**Records shown:**
____________
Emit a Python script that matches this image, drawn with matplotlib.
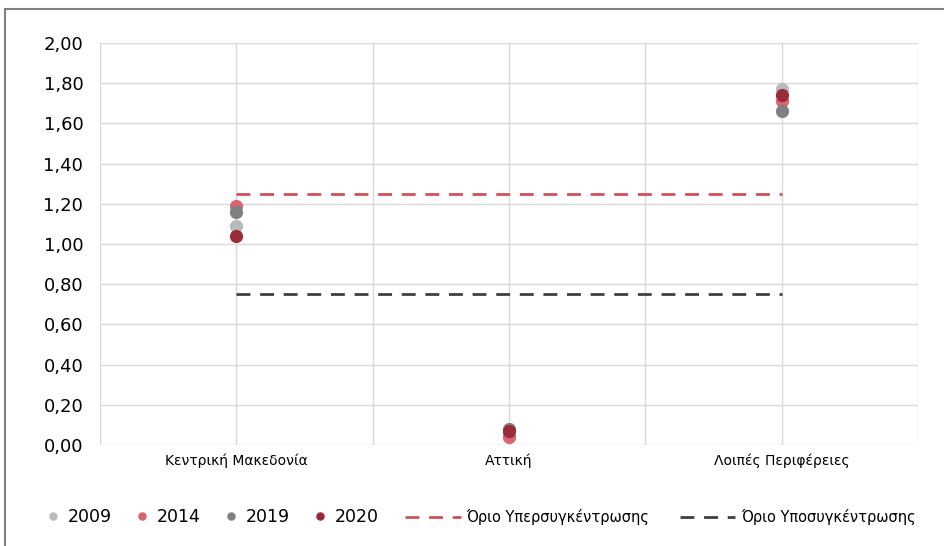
import numpy as np
import matplotlib.pyplot as plt
from matplotlib.lines import Line2D

regions = ['Κεντρική Μακεδονία', 'Αττική', 'Λοιπές Περιφέρειες']
years = ['2009', '2014', '2019', '2020']
v2009 = [1.09, 0.05, 1.77]
v2014 = [1.19, 0.04, 1.71]
v2019 = [1.16, 0.08, 1.66]
v2020 = [1.04, 0.07, 1.74]
upper_limit = 1.25
lower_limit = 0.75

colors = ['#b8babd', '#d9656f', '#7f8083', '#9a2c3a']

plt.rcParams['font.family'] = ['DejaVu Sans']
fig = plt.figure(figsize=(9.44, 5.46), dpi=100)
ax = fig.add_axes([100/944, 1-445/546, 818/944, 402/546])

xpos = np.arange(len(regions)) + 0.5
pts = []
for vals, yr, c in zip([v2009, v2014, v2019, v2020], years, colors):
    p, = ax.plot(xpos, vals, 'o', color=c, ms=8.5, label=yr, zorder=3)
    pts.append(p)

l1, = ax.plot([xpos[0], xpos[-1]], [upper_limit]*2, '--', color='#d0505c', lw=2,
              dashes=(5, 3.5), label='Όριο Υπερσυγκέντρωσης')
l2, = ax.plot([xpos[0], xpos[-1]], [lower_limit]*2, '--', color='#404040', lw=2,
              dashes=(5, 3.5), label='Όριο Υποσυγκέντρωσης')

ax.set_xlim(0, 3)
ax.set_ylim(0, 2)
yt = np.arange(0, 2.01, 0.2)
ax.set_yticks(yt)
ax.set_yticklabels([f'{t:.2f}'.replace('.', ',') for t in yt], fontsize=13)
ax.set_xticks(np.arange(0, 3.01, 0.5))
ax.set_xticklabels(['', regions[0], '', regions[1], '', regions[2], ''], fontsize=10)
ax.tick_params(length=0, pad=6)
ax.tick_params(axis='y', pad=12)
ax.grid(True, color='#d9d9d9', lw=1)
for s in ax.spines.values():
    s.set_visible(False)

leg1 = fig.legend(handles=pts, loc='center left', bbox_to_anchor=(32/944, 1-517/546),
                  ncol=4, frameon=False, fontsize=12.5, handlelength=0.6,
                  columnspacing=1.45, handletextpad=0.55, markerscale=0.6)
leg2 = fig.legend(handles=[l1, l2], loc='center left', bbox_to_anchor=(392/944, 1-517/546),
                  ncol=2, frameon=False, fontsize=10.5, handlelength=3.8,
                  columnspacing=2.1, handletextpad=0.4)

# outer frame
fig.add_artist(Line2D([5/944, 1], [1-9/546]*2, color='#808080', lw=1.5))
fig.add_artist(Line2D([5/944]*2, [0, 1-9/546], color='#808080', lw=1.5))

fig.savefig('out.png', dpi=100)
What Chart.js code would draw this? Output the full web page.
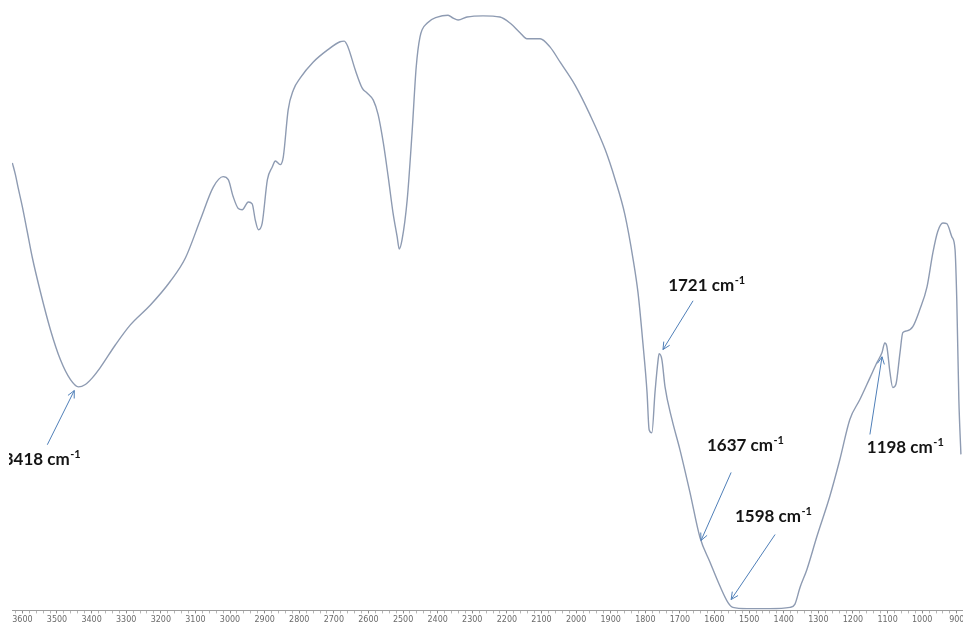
____________
**Exercise:** Return the material line for line, from its beginning to the line that contains "ax = fig.add_axes([100/944, 1-445/546, 818/944, 402/546])", with the pictures left out.

**Answer to this task:**
Emit a Python script that matches this image, drawn with matplotlib.
import numpy as np
import matplotlib.pyplot as plt
from matplotlib.lines import Line2D

regions = ['Κεντρική Μακεδονία', 'Αττική', 'Λοιπές Περιφέρειες']
years = ['2009', '2014', '2019', '2020']
v2009 = [1.09, 0.05, 1.77]
v2014 = [1.19, 0.04, 1.71]
v2019 = [1.16, 0.08, 1.66]
v2020 = [1.04, 0.07, 1.74]
upper_limit = 1.25
lower_limit = 0.75

colors = ['#b8babd', '#d9656f', '#7f8083', '#9a2c3a']

plt.rcParams['font.family'] = ['DejaVu Sans']
fig = plt.figure(figsize=(9.44, 5.46), dpi=100)
ax = fig.add_axes([100/944, 1-445/546, 818/944, 402/546])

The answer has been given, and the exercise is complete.